How To Avoid Freaking Out While Applying To College

Happy students

How does one… not “freak out”… during the uber stressful college application journey?

The correct answer here requires placing one’s goal posts (quite literally the demarcations of one’s actual goals) in the correct places. This is not only harder than it sounds, the failure to do so in a thoughtful manner explains why most parents and students experience unhealthy – and avoidable – college-application-related stress. Truly, it’s an epidemic, and if we’re serious about addressing it, we need a methodical approach that cuts to the root of the issue.

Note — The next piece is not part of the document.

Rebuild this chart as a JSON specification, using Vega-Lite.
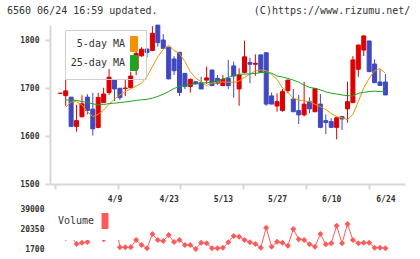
{
  "$schema": "https://vega.github.io/schema/vega-lite/v6.json",
  "width": 355,
  "height": 234,
  "autosize": {"type": "none"},
  "padding": {"left": 50, "top": 25, "right": 15, "bottom": 0},
  "background": "white",
  "config": {"view": {"stroke": null}},
  "title": {
    "text": "6560 06/24 16:59 updated.\u00a0\u00a0\u00a0\u00a0\u00a0\u00a0\u00a0\u00a0\u00a0\u00a0\u00a0\u00a0\u00a0\u00a0\u00a0\u00a0(C)https://www.rizumu.net/",
    "anchor": "start", "frame": "group", "dx": -43, "offset": 1, "baseline": "alphabetic",
    "font": "DejaVu Sans Mono", "fontSize": 10, "fontWeight": "normal", "color": "#333"
  },
  "data": {"values": [
    {"i": -1, "o": 1689, "h": 1689, "l": 1689, "c": 1689, "v": 30000},
    {"i": 0, "o": 1684, "h": 1717, "l": 1663, "c": 1694, "ma5": 1660, "ma25": 1675, "v": 11950},
    {"i": 1, "o": 1681, "h": 1681, "l": 1620, "c": 1620, "ma5": 1671, "ma25": 1675, "v": 13500},
    {"i": 2, "o": 1620, "h": 1665, "l": 1609, "c": 1632, "ma5": 1671.5, "ma25": 1674, "v": 6360},
    {"i": 3, "o": 1640, "h": 1685, "l": 1639, "c": 1667, "ma5": 1664.5, "ma25": 1672, "v": 7575},
    {"i": 4, "o": 1681, "h": 1687, "l": 1645, "c": 1653, "ma5": 1650.5, "ma25": 1670, "v": 8230},
    {"i": 5, "o": 1656, "h": 1690, "l": 1601, "c": 1615, "ma5": 1640.5, "ma25": 1667, "v": 20350},
    {"i": 6, "o": 1618, "h": 1690, "l": 1616, "c": 1680.5, "ma5": 1645, "ma25": 1665, "v": 13350},
    {"i": 7, "o": 1669.5, "h": 1700.5, "l": 1669, "c": 1687.5, "ma5": 1654, "ma25": 1665.5, "v": 10750},
    {"i": 8, "o": 1690.5, "h": 1739.5, "l": 1685.5, "c": 1722.5, "ma5": 1666, "ma25": 1667.5, "v": 13350},
    {"i": 9, "o": 1716.5, "h": 1716.5, "l": 1673, "c": 1698, "ma5": 1677, "ma25": 1668.5, "v": 33000},
    {"i": 10, "o": 1699.5, "h": 1700, "l": 1675, "c": 1680, "ma5": 1685.5, "ma25": 1669.5, "v": 3280},
    {"i": 11, "o": 1699, "h": 1718, "l": 1683, "c": 1700, "ma5": 1692.5, "ma25": 1671, "v": 3280},
    {"i": 12, "o": 1700.5, "h": 1734, "l": 1700, "c": 1725, "ma5": 1698, "ma25": 1672.5, "v": 3280},
    {"i": 13, "o": 1739.5, "h": 1775, "l": 1727, "c": 1772, "ma5": 1704, "ma25": 1674, "v": 10090},
    {"i": 14, "o": 1767, "h": 1785, "l": 1765, "c": 1781, "ma5": 1710, "ma25": 1675.5, "v": 5430},
    {"i": 15, "o": 1781, "h": 1783, "l": 1764, "c": 1774, "ma5": 1723.5, "ma25": 1676.5, "v": 2350},
    {"i": 16, "o": 1778, "h": 1829, "l": 1777, "c": 1814, "ma5": 1744.5, "ma25": 1679, "v": 15690},
    {"i": 17, "o": 1831, "h": 1831, "l": 1786, "c": 1794.5, "ma5": 1765, "ma25": 1682.5, "v": 10090},
    {"i": 18, "o": 1800, "h": 1812.5, "l": 1782, "c": 1782.5, "ma5": 1780.5, "ma25": 1687, "v": 9160},
    {"i": 19, "o": 1785, "h": 1785, "l": 1718, "c": 1719, "ma5": 1789.5, "ma25": 1692.5, "v": 14750},
    {"i": 20, "o": 1760.5, "h": 1766.5, "l": 1727, "c": 1736, "ma5": 1778, "ma25": 1699, "v": 8230},
    {"i": 21, "o": 1774.5, "h": 1774.5, "l": 1683.5, "c": 1690.5, "ma5": 1772, "ma25": 1703, "v": 10090},
    {"i": 22, "o": 1730.5, "h": 1731, "l": 1697.5, "c": 1703, "ma5": 1755, "ma25": 1705.5, "v": 5430},
    {"i": 23, "o": 1703, "h": 1720, "l": 1690.5, "c": 1718, "ma5": 1734, "ma25": 1707, "v": 5430},
    {"i": 24, "o": 1713, "h": 1714, "l": 1707, "c": 1708.5, "ma5": 1720, "ma25": 1709, "v": 1700},
    {"i": 25, "o": 1711, "h": 1723.5, "l": 1698, "c": 1698, "ma5": 1713, "ma25": 1710, "v": 7575},
    {"i": 26, "o": 1716.5, "h": 1744.5, "l": 1708.5, "c": 1721, "ma5": 1705, "ma25": 1711, "v": 6960},
    {"i": 27, "o": 1737.5, "h": 1738, "l": 1704, "c": 1705, "ma5": 1710, "ma25": 1712.5, "v": 2350},
    {"i": 28, "o": 1720, "h": 1727, "l": 1706.5, "c": 1710, "ma5": 1712.5, "ma25": 1715, "v": 2350},
    {"i": 29, "o": 1705, "h": 1727, "l": 1704, "c": 1718, "ma5": 1712.5, "ma25": 1719, "v": 2910},
    {"i": 30, "o": 1720, "h": 1758.5, "l": 1698, "c": 1705, "ma5": 1712, "ma25": 1722, "v": 7950},
    {"i": 31, "o": 1746, "h": 1755, "l": 1680, "c": 1725, "ma5": 1712, "ma25": 1726, "v": 13820},
    {"i": 32, "o": 1698, "h": 1741, "l": 1663, "c": 1727, "ma5": 1714.5, "ma25": 1728.5, "v": 13170},
    {"i": 33, "o": 1732.5, "h": 1798.5, "l": 1730, "c": 1765, "ma5": 1722, "ma25": 1729, "v": 10090},
    {"i": 34, "o": 1753, "h": 1763, "l": 1710, "c": 1749.5, "ma5": 1729, "ma25": 1729.5, "v": 7950},
    {"i": 35, "o": 1749.5, "h": 1770, "l": 1725.5, "c": 1751.5, "ma5": 1735.5, "ma25": 1730.5, "v": 6360},
    {"i": 36, "o": 1769, "h": 1769, "l": 1732.5, "c": 1732.5, "ma5": 1737.5, "ma25": 1732, "v": 2910},
    {"i": 37, "o": 1773.5, "h": 1773.5, "l": 1663, "c": 1666.5, "ma5": 1736, "ma25": 1732, "v": 21560},
    {"i": 38, "o": 1683.5, "h": 1690.5, "l": 1666.5, "c": 1666.5, "ma5": 1728, "ma25": 1731, "v": 3840},
    {"i": 39, "o": 1662.5, "h": 1689, "l": 1650.5, "c": 1671.5, "ma5": 1718, "ma25": 1725, "v": 8500},
    {"i": 40, "o": 1653, "h": 1698, "l": 1650.5, "c": 1692.5, "ma5": 1700, "ma25": 1723, "v": 7575},
    {"i": 41, "o": 1694.5, "h": 1717, "l": 1689, "c": 1716.5, "ma5": 1691, "ma25": 1720, "v": 4780},
    {"i": 42, "o": 1677, "h": 1698, "l": 1650.5, "c": 1650.5, "ma5": 1678.5, "ma25": 1716.5, "v": 20350},
    {"i": 43, "o": 1653, "h": 1685.5, "l": 1625, "c": 1644, "ma5": 1675, "ma25": 1712, "v": 10750},
    {"i": 44, "o": 1644, "h": 1713, "l": 1640.5, "c": 1666.5, "ma5": 1673, "ma25": 1706, "v": 10090},
    {"i": 45, "o": 1671.5, "h": 1680.5, "l": 1647.5, "c": 1656.5, "ma5": 1671.5, "ma25": 1701, "v": 6080},
    {"i": 46, "o": 1650.5, "h": 1700, "l": 1650, "c": 1699, "ma5": 1666, "ma25": 1699.5, "v": 3840},
    {"i": 47, "o": 1666.5, "h": 1687.5, "l": 1616, "c": 1618, "ma5": 1661, "ma25": 1696, "v": 15690},
    {"i": 48, "o": 1632, "h": 1645, "l": 1604, "c": 1628, "ma5": 1655, "ma25": 1692, "v": 6080},
    {"i": 49, "o": 1630, "h": 1637, "l": 1618, "c": 1618, "ma5": 1647, "ma25": 1689, "v": 6960},
    {"i": 50, "o": 1618, "h": 1638, "l": 1593, "c": 1638, "ma5": 1640.5, "ma25": 1687.5, "v": 23430},
    {"i": 51, "o": 1640.5, "h": 1641, "l": 1612.5, "c": 1635.5, "ma5": 1638, "ma25": 1685.5, "v": 6960},
    {"i": 52, "o": 1656.5, "h": 1713, "l": 1628, "c": 1671.5, "ma5": 1634, "ma25": 1684, "v": 25010},
    {"i": 53, "o": 1669.5, "h": 1766.5, "l": 1669, "c": 1758.5, "ma5": 1645, "ma25": 1683.5, "v": 10090},
    {"i": 54, "o": 1739, "h": 1790, "l": 1723.5, "c": 1789.5, "ma5": 1672, "ma25": 1689, "v": 6960},
    {"i": 55, "o": 1779, "h": 1809, "l": 1766.5, "c": 1808.5, "ma5": 1700, "ma25": 1691, "v": 7575},
    {"i": 56, "o": 1798, "h": 1798, "l": 1734, "c": 1734, "ma5": 1720, "ma25": 1692.5, "v": 7575},
    {"i": 57, "o": 1750, "h": 1760, "l": 1711, "c": 1711, "ma5": 1736, "ma25": 1693.5, "v": 2910},
    {"i": 58, "o": 1712.5, "h": 1739, "l": 1705.5, "c": 1705.5, "ma5": 1740.5, "ma25": 1692.5, "v": 2910},
    {"i": 59, "o": 1712.5, "h": 1729, "l": 1685.5, "c": 1685.5, "ma5": 1730.5, "ma25": 1692.5, "v": 2350}
  ]},
  "resolve": {"scale": {"y": "independent", "color": "independent"}, "axis": {"x": "independent"}},
  "layer": [
    {
      "layer": [
        {
          "mark": {"type": "rule", "strokeWidth": 1},
          "encoding": {
            "x": {"field": "i", "type": "quantitative",
              "scale": {"domain": [-1.975, 61.69], "nice": false, "zero": false},
              "axis": {"title": null, "orient": "bottom", "offset": -75, "grid": false, "labels": false,
                "values": [-1.975, 3.815, 9.602, 15.39, 21.177, 26.965, 32.752, 38.54, 44.327, 50.115, 55.902, 61.69],
                "domainColor": "#d8d8d8", "domainWidth": 2, "tickColor": "#d8d8d8", "tickWidth": 2, "tickSize": 5}},
            "y": {"field": "l", "type": "quantitative",
              "scale": {"domain": [1500, 1831.25], "range": [159, 0], "nice": false, "zero": false},
              "axis": {"title": null, "orient": "left", "grid": false, "values": [1500, 1600, 1700, 1800], "format": "d",
                "domainColor": "#d8d8d8", "domainWidth": 2, "tickColor": "#d8d8d8", "tickWidth": 2, "tickSize": 5,
                "labelPadding": 6, "labelFont": "DejaVu Sans Mono", "labelFontSize": 8, "labelFontWeight": "bold",
                "labelColor": "#333", "labelFlush": false, "labelOverlap": false, "labelBaseline": "middle"}},
            "y2": {"field": "h"},
            "color": {"condition": {"test": "datum.c >= datum.o", "value": "#dd0000"}, "value": "#4048c0"}
          }
        },
        {
          "mark": {"type": "bar", "width": 4, "strokeWidth": 1},
          "encoding": {
            "x": {"field": "i", "type": "quantitative"},
            "y": {"field": "o", "type": "quantitative"},
            "y2": {"field": "c"},
            "fill": {"condition": {"test": "datum.c >= datum.o", "value": "#dd0000"}, "value": "#4048c0"},
            "stroke": {"condition": {"test": "datum.c >= datum.o", "value": "#dd0000"}, "value": "#4048c0"}
          }
        },
        {
          "transform": [{"fold": ["ma5", "ma25"], "as": ["ma", "val"]}],
          "mark": {"type": "line", "strokeWidth": 1},
          "encoding": {
            "x": {"field": "i", "type": "quantitative"},
            "y": {"field": "val", "type": "quantitative"},
            "color": {"field": "ma", "type": "nominal",
              "scale": {"domain": ["ma5", "ma25"], "range": ["#f39200", "#1ea51e"]},
              "legend": {"orient": "none", "legendX": 15, "legendY": 5, "direction": "vertical", "title": null,
                "padding": 6, "strokeColor": "#cfcfcf", "fillColor": null,
                "symbolType": "M-0.47,-1V1H0.47V-1Z", "symbolSize": 225, "symbolStrokeWidth": 1,
                "labelFont": "DejaVu Sans Mono", "labelFontSize": 10, "labelColor": "#333",
                "labelAlign": "right", "labelOffset": -17, "symbolOffset": 55, "rowPadding": -1,
                "labelExpr": "datum.value == 'ma5' ? '5-day MA' : '25-day MA'",
                "encode": {"symbols": {"update": {
                  "fill": {"signal": "datum.value == 'ma5' ? '#f39200' : '#1ea51e'"},
                  "stroke": {"value": "#444"}, "strokeWidth": {"value": 1}, "opacity": {"value": 1}}}}}
            }
          }
        }
      ]
    },
    {
      "mark": {"type": "line", "strokeWidth": 1, "point": {"shape": "diamond", "size": 36, "filled": true}},
      "encoding": {
        "x": {"field": "i", "type": "quantitative",
          "axis": {"title": null, "orient": "bottom", "offset": -75, "grid": false, "domain": false, "ticks": false,
            "values": [9, 19, 29, 39, 49, 59],
            "labelExpr": "datum.value == 9 ? '4/9' : datum.value == 19 ? '4/23' : datum.value == 29 ? '5/13' : datum.value == 39 ? '5/27' : datum.value == 49 ? '6/10' : '6/24'",
            "labelPadding": 11, "labelFont": "DejaVu Sans Mono", "labelFontSize": 8, "labelFontWeight": "bold",
            "labelColor": "#333", "labelFlush": false, "labelOverlap": false, "labelBound": false}},
        "y": {"field": "v", "type": "quantitative",
          "scale": {"domain": [1700, 39000], "range": [224, 184], "nice": false, "zero": false},
          "axis": {"title": null, "orient": "left", "grid": false, "domain": false, "ticks": false, "format": "d",
            "values": [1700, 20350, 39000], "labelPadding": 6,
            "labelFont": "DejaVu Sans Mono", "labelFontSize": 8, "labelFontWeight": "bold",
            "labelColor": "#333", "labelFlush": false, "labelOverlap": false, "labelBaseline": "middle"}},
        "color": {"datum": "Volume", "type": "nominal",
          "scale": {"range": ["#ff5a5a"]},
          "legend": {"orient": "none", "legendX": -1, "legendY": 179, "title": null,
            "padding": 9, "fillColor": "white", "strokeColor": null,
            "symbolType": "M-0.4,-1V1H0.4V-1Z", "symbolSize": 225, "symbolStrokeWidth": 1,
            "labelFont": "DejaVu Sans Mono", "labelFontSize": 10, "labelColor": "#333",
            "labelAlign": "left", "labelOffset": -55, "symbolOffset": 39,
            "encode": {"symbols": {"update": {
              "fill": {"value": "#ff5a5a"}, "stroke": {"value": "#444"},
              "strokeWidth": {"value": 1}, "opacity": {"value": 1}}}}}
        }
      }
    }
  ]
}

The students we’re talking about here typically have some kind of life ambition, and attending a certain college represents a significant milestone toward that goal. The problem begins when focus drifts away from the overall goal and onto the path. In fact, the only thing that matters is achieving the goal; the path is ultimately irrelevant. Simply by keeping the focus attached to the true end goal, it illuminates the reality that, in fact, there are several pathways that might lead to it. Not all pathways are quick, or smooth, or attractive. But, again, so long as the focus remains on the goal, it won’t matter.

Why is this important?

Mostly because this liberation from the pathway needing to look a certain way, can profoundly mitigate stress at any milestone along one’s journey. This is the key stress-abatement strategy. The individual who adopts this approach takes inevitable stress flare-ups, and converts them into more productive exercises of determining alternative pathways to stay on track toward the ultimate prize. Remaining committed to the overall goal and therefore remaining open to finding a solution (any solution), makes it impossible for pressure to mount in an unhealthy way at any single moment.

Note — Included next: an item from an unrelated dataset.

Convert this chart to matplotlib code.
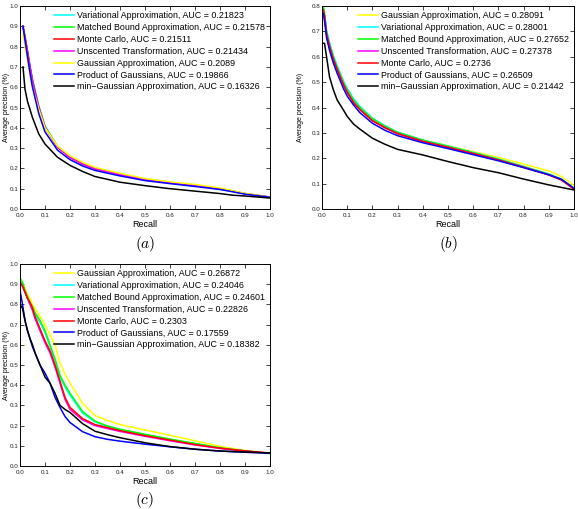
import matplotlib
matplotlib.use('Agg')
import matplotlib.pyplot as plt

plt.rcParams['font.family'] = ['Liberation Sans', 'DejaVu Sans']
plt.rcParams['mathtext.fontset'] = 'cm'

# (a) のデータ
recall_a = [0.012, 0.02, 0.03, 0.04, 0.05, 0.075, 0.1, 0.15, 0.2, 0.25, 0.3, 0.4, 0.5, 0.6, 0.7, 0.8, 0.85, 0.9, 1.0]
var_a = [0.90, 0.85, 0.78, 0.71, 0.64, 0.51, 0.41, 0.31, 0.258, 0.225, 0.202, 0.173, 0.148, 0.132, 0.118, 0.101, 0.089, 0.076, 0.058]
mb_a = [0.90, 0.85, 0.78, 0.70, 0.635, 0.505, 0.405, 0.307, 0.256, 0.223, 0.200, 0.171, 0.146, 0.131, 0.117, 0.100, 0.088, 0.076, 0.058]
mc_a = [0.90, 0.845, 0.775, 0.70, 0.63, 0.50, 0.403, 0.305, 0.255, 0.222, 0.199, 0.170, 0.146, 0.130, 0.116, 0.100, 0.088, 0.075, 0.058]
ut_a = [0.90, 0.845, 0.775, 0.70, 0.63, 0.50, 0.402, 0.304, 0.254, 0.221, 0.198, 0.170, 0.145, 0.130, 0.116, 0.099, 0.088, 0.076, 0.059]
ga_a = [0.86, 0.80, 0.73, 0.66, 0.60, 0.49, 0.40, 0.31, 0.262, 0.23, 0.205, 0.176, 0.150, 0.134, 0.121, 0.104, 0.090, 0.077, 0.058]
pog_a = [0.90, 0.83, 0.75, 0.67, 0.60, 0.47, 0.38, 0.29, 0.243, 0.212, 0.190, 0.163, 0.140, 0.125, 0.111, 0.096, 0.085, 0.073, 0.058]
ming_a = [0.70, 0.59, 0.53, 0.49, 0.45, 0.37, 0.32, 0.255, 0.215, 0.185, 0.160, 0.132, 0.115, 0.100, 0.088, 0.076, 0.068, 0.064, 0.054]

# (b) のデータ
recall_b = [0.005, 0.01, 0.018, 0.03, 0.045, 0.06, 0.085, 0.1, 0.125, 0.15, 0.2, 0.25, 0.3, 0.4, 0.5, 0.6, 0.7, 0.8, 0.9, 0.95, 1.0]
ga_b = [0.80, 0.77, 0.70, 0.65, 0.60, 0.56, 0.50, 0.47, 0.43, 0.40, 0.355, 0.325, 0.302, 0.272, 0.249, 0.226, 0.203, 0.177, 0.150, 0.128, 0.092]
var_b = [0.80, 0.775, 0.705, 0.655, 0.605, 0.565, 0.505, 0.475, 0.435, 0.405, 0.358, 0.328, 0.303, 0.272, 0.248, 0.223, 0.197, 0.168, 0.138, 0.118, 0.080]
mb_b = [0.80, 0.77, 0.70, 0.65, 0.60, 0.56, 0.50, 0.47, 0.43, 0.40, 0.356, 0.326, 0.302, 0.271, 0.247, 0.222, 0.196, 0.167, 0.137, 0.117, 0.079]
ut_b = [0.785, 0.76, 0.69, 0.64, 0.59, 0.55, 0.49, 0.46, 0.42, 0.392, 0.348, 0.32, 0.297, 0.267, 0.243, 0.219, 0.193, 0.165, 0.135, 0.116, 0.079]
mc_b = [0.785, 0.76, 0.69, 0.64, 0.59, 0.55, 0.49, 0.46, 0.42, 0.392, 0.348, 0.32, 0.297, 0.266, 0.243, 0.218, 0.193, 0.164, 0.134, 0.114, 0.078]
pog_b = [0.77, 0.74, 0.675, 0.625, 0.575, 0.535, 0.475, 0.445, 0.41, 0.38, 0.338, 0.31, 0.289, 0.261, 0.238, 0.214, 0.190, 0.163, 0.135, 0.117, 0.082]
ming_b = [0.653, 0.653, 0.60, 0.52, 0.47, 0.43, 0.39, 0.365, 0.335, 0.315, 0.279, 0.255, 0.235, 0.213, 0.187, 0.163, 0.143, 0.118, 0.095, 0.085, 0.075]

# (c) のデータ
recall_c = [0.0, 0.01, 0.02, 0.03, 0.04, 0.05, 0.06, 0.08, 0.1, 0.12, 0.14, 0.16, 0.18, 0.2, 0.25, 0.3, 0.35, 0.4, 0.5, 0.6, 0.7, 0.8, 0.9, 1.0]
ga_c = [0.93, 0.91, 0.88, 0.85, 0.83, 0.80, 0.78, 0.74, 0.70, 0.65, 0.60, 0.51, 0.455, 0.41, 0.31, 0.25, 0.225, 0.205, 0.178, 0.152, 0.125, 0.097, 0.077, 0.063]
var_c = [0.92, 0.90, 0.86, 0.83, 0.80, 0.78, 0.75, 0.71, 0.66, 0.59, 0.52, 0.44, 0.39, 0.35, 0.262, 0.218, 0.195, 0.179, 0.155, 0.131, 0.110, 0.089, 0.074, 0.062]
mb_c = [0.93, 0.91, 0.87, 0.84, 0.81, 0.79, 0.76, 0.72, 0.67, 0.60, 0.53, 0.45, 0.40, 0.36, 0.27, 0.222, 0.198, 0.182, 0.157, 0.133, 0.112, 0.090, 0.075, 0.062]
ut_c = [0.91, 0.89, 0.86, 0.83, 0.80, 0.77, 0.73, 0.67, 0.61, 0.56, 0.49, 0.41, 0.33, 0.28, 0.228, 0.200, 0.185, 0.171, 0.147, 0.125, 0.104, 0.087, 0.074, 0.063]
mc_c = [0.91, 0.89, 0.86, 0.83, 0.81, 0.78, 0.74, 0.68, 0.62, 0.57, 0.50, 0.42, 0.34, 0.29, 0.235, 0.205, 0.190, 0.175, 0.150, 0.128, 0.106, 0.088, 0.075, 0.063]
pog_c = [0.87, 0.80, 0.72, 0.67, 0.63, 0.59, 0.56, 0.50, 0.46, 0.41, 0.34, 0.29, 0.245, 0.215, 0.17, 0.145, 0.132, 0.123, 0.108, 0.095, 0.083, 0.074, 0.068, 0.063]
ming_c = [0.80, 0.78, 0.72, 0.67, 0.63, 0.60, 0.56, 0.50, 0.44, 0.41, 0.36, 0.30, 0.28, 0.265, 0.21, 0.172, 0.155, 0.140, 0.115, 0.096, 0.083, 0.074, 0.069, 0.065]

labels_a = ['Variational Approximation, AUC = 0.21823',
            'Matched Bound Approximation, AUC = 0.21578',
            'Monte Carlo, AUC = 0.21511',
            'Unscented Transformation, AUC = 0.21434',
            'Gaussian Approximation, AUC = 0.2089',
            'Product of Gaussians, AUC = 0.19866',
            'min\u2212Gaussian Approximation, AUC = 0.16326']
labels_b = ['Gaussian Approximation, AUC = 0.28091',
            'Variational Approximation, AUC = 0.28001',
            'Matched Bound Approximation, AUC = 0.27652',
            'Unscented Transformation, AUC = 0.27378',
            'Monte Carlo, AUC = 0.2736',
            'Product of Gaussians, AUC = 0.26509',
            'min\u2212Gaussian Approximation, AUC = 0.21442']
labels_c = ['Gaussian Approximation, AUC = 0.26872',
            'Variational Approximation, AUC = 0.24046',
            'Matched Bound Approximation, AUC = 0.24601',
            'Unscented Transformation, AUC = 0.22826',
            'Monte Carlo, AUC = 0.2303',
            'Product of Gaussians, AUC = 0.17559',
            'min\u2212Gaussian Approximation, AUC = 0.18382']

colors_a = ['#00ffff', '#00ff00', '#ff0000', '#ff00ff', '#ffff00', '#0000ff', '#000000']
colors_b = ['#ffff00', '#00ffff', '#00ff00', '#ff00ff', '#ff0000', '#0000ff', '#000000']
colors_c = ['#ffff00', '#00ffff', '#00ff00', '#ff00ff', '#ff0000', '#0000ff', '#000000']


def draw_panel(ax, recall, series, labels, colors, ymax, caption, ylab_x):
    # 曲線を描画
    for y, lab, c in zip(series, labels, colors):
        ax.plot(recall[-len(y):], y, color=c, lw=1.1, label=lab)
    ax.set_xlim(0, 1)
    ax.set_ylim(0, ymax)
    ax.set_xticks([i / 10 for i in range(11)])
    ax.set_yticks([i / 10 for i in range(int(round(ymax * 10)) + 1)])
    ax.tick_params(direction='in', top=True, right=True, length=3, width=0.6,
                   labelsize=4.5, pad=1.0, colors='#222222')
    ax.tick_params(axis='x', pad=3.0)
    for s in ax.spines.values():
        s.set_linewidth(0.7)
    ax.set_xlabel('Recall', fontsize=6.5, labelpad=1.0)
    ax.set_ylabel('Average precision (%)', fontsize=5)
    ax.yaxis.set_label_coords(ylab_x, 0.5)
    ax.legend(loc='upper right', bbox_to_anchor=(1.0, 1.0), frameon=False,
              fontsize=6.4, handlelength=2.3, handletextpad=0.3,
              labelspacing=0.32, borderaxespad=0.4, borderpad=0.2)
    ax.text(0.5, -0.17, caption, transform=ax.transAxes, ha='center', va='center', fontsize=11)


fig = plt.figure(figsize=(5.78, 5.09), dpi=100)
ax_a = fig.add_axes([0.0346, 0.5894, 0.4325, 0.3988])
ax_b = fig.add_axes([0.5571, 0.5894, 0.4360, 0.3988])
ax_c = fig.add_axes([0.0346, 0.0845, 0.4325, 0.3969])

draw_panel(ax_a, recall_a, [var_a, mb_a, mc_a, ut_a, ga_a, pog_a, ming_a], labels_a, colors_a, 1.0, '$(a)$', -0.041)
draw_panel(ax_b, recall_b, [ga_b, var_b, mb_b, ut_b, mc_b, pog_b, ming_b], labels_b, colors_b, 0.8, '$(b)$', -0.07)
draw_panel(ax_c, recall_c, [ga_c, var_c, mb_c, ut_c, mc_c, pog_c, ming_c], labels_c, colors_c, 1.0, '$(c)$', -0.041)

fig.savefig('out.png', dpi=100)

Using this approach as a foundation, more energy can go toward tackling challenges instead of being stressed out by them. There is no denying that college admissions can be a breeding ground for anxiety. But let’s put our approach to the test and develop a few practical ways to mitigate stress while we go after our goals.

1) Stay on Target – To reiterate, keep your eye on the end goal, and remember that mini-milestones are simply a means to end, not ends in and of themselves.

2) Start Early – Work backwards from your deadlines, and include plenty of padding to stay not just on schedule, but ahead of it. Junior year and fall-semester senior year will be the hardest, so factor that in.

3) Ignore Statistics – Statistics like “acceptance rates” can pull focus away from the end goal and onto unproductive usage of brainpower. Focus your mind on solidifying your profile. Statistics have no bearing on that aspect of your application. The greater the sense of control, the lower the stress levels.

4) Avoid Too Many Cooks – This is another fatal misstep: seeking even more than one opinion. If you trust someone enough to solicit their opinion, it stands to reason that you’ll feel compelled to address feedback once they give it. Doing this more than once usually creates unnecessary anxiety (through the discovery of “new problems” or “new great ideas” and can lead to a vicious cycle of over-editing and second-guessing. Find one mentor (if at all), and never look back.

One crucial clarification: relaxing your grip on the path is not the same as relaxing your grip on the overall goal. In fact, what we’re recommending is a prescription for doubling down on your determination, and establishing a pact with yourself that you will achieve your goal regardless of what the path may look like.

This attitude leads to a willingness to entertain multiple paths, and make smart choices about always choosing the smartest paths that lead to the end goal, regardless of their luster. By keeping the goal in focus, and not the path, it takes the usual stress of something like attending your fifth choice school versus your first choice), and shunts it toward a more productive outlet of figuring out how best to move the ball downfield, toward your unchanged end goal.